**Records to process:**
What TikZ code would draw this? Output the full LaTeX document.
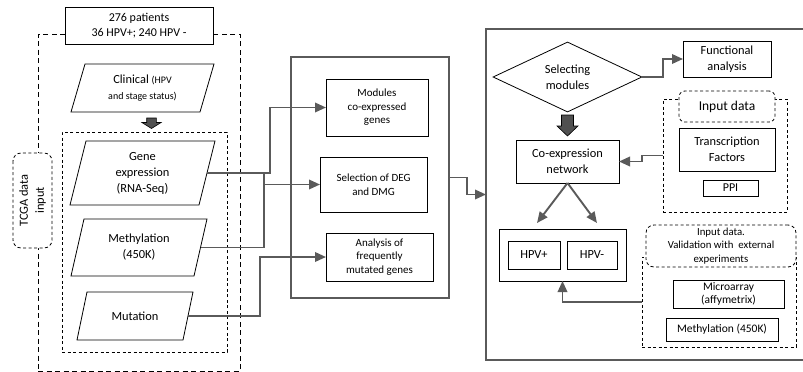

==

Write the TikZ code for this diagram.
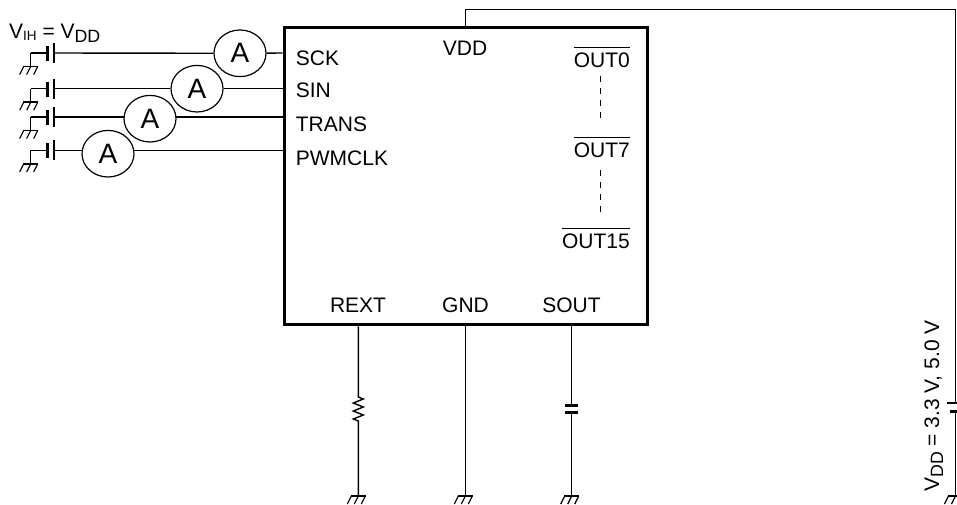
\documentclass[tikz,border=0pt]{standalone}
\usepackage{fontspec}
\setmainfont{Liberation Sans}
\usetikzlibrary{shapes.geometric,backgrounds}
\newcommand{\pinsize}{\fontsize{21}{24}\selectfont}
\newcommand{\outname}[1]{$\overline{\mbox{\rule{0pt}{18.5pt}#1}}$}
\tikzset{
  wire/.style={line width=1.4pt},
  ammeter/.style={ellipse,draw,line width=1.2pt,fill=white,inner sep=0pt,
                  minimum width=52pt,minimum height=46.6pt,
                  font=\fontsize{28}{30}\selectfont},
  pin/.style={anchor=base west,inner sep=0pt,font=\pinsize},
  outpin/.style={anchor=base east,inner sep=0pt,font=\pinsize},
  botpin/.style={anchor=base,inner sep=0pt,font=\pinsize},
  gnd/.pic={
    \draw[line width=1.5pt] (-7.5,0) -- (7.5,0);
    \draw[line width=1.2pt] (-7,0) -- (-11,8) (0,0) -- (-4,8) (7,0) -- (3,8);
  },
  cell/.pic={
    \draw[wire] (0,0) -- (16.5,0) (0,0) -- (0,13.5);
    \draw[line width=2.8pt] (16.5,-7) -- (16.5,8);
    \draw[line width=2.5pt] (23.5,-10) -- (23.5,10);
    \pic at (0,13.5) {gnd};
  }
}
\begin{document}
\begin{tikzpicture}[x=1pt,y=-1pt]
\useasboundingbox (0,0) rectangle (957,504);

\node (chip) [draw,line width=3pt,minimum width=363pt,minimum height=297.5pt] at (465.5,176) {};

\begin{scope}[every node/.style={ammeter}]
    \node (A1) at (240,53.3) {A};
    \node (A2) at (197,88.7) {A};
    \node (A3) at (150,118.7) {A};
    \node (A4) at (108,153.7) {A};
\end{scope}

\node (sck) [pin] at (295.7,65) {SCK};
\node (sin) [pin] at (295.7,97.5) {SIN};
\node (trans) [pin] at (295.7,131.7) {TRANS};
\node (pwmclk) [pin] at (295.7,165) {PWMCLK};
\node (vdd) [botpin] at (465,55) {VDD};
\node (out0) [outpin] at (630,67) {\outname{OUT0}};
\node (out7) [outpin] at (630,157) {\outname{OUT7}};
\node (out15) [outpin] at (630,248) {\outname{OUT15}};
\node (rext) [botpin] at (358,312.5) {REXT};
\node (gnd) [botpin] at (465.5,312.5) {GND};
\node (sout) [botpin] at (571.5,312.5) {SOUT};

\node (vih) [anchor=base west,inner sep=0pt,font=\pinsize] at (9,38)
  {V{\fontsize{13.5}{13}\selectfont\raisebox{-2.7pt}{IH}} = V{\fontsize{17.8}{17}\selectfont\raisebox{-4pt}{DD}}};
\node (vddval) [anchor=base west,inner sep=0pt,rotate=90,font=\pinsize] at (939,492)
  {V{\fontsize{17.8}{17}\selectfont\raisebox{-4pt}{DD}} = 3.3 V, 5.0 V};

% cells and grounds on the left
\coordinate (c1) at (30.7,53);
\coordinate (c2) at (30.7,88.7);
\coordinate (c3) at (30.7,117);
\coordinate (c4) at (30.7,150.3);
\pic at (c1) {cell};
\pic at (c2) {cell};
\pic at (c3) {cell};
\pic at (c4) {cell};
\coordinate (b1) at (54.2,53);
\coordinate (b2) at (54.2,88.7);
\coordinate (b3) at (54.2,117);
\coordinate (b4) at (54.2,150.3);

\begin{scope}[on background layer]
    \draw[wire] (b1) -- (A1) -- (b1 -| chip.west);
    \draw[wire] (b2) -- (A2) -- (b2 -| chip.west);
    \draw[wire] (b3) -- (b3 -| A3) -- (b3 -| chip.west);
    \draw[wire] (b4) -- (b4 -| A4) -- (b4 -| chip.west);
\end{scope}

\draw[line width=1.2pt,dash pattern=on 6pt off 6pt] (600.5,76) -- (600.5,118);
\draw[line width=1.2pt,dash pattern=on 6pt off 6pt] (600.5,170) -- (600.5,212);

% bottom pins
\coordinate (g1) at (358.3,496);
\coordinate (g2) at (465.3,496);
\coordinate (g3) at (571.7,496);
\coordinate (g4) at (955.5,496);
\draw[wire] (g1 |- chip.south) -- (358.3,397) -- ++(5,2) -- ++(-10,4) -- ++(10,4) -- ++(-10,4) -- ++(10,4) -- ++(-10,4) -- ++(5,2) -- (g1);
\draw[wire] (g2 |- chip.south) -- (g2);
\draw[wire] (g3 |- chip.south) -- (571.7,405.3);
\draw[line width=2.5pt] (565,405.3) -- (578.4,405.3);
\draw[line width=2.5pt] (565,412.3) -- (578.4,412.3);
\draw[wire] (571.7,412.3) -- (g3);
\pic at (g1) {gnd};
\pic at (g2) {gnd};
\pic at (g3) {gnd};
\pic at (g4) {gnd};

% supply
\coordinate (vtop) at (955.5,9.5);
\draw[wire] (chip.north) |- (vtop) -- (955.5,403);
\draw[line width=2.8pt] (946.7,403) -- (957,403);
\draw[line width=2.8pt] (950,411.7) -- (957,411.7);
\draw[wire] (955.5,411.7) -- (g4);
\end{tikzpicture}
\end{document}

**Exercise directions:** Above is a listing; report how many of its lines include the word "this", giving the number only.

**Written solution:** 2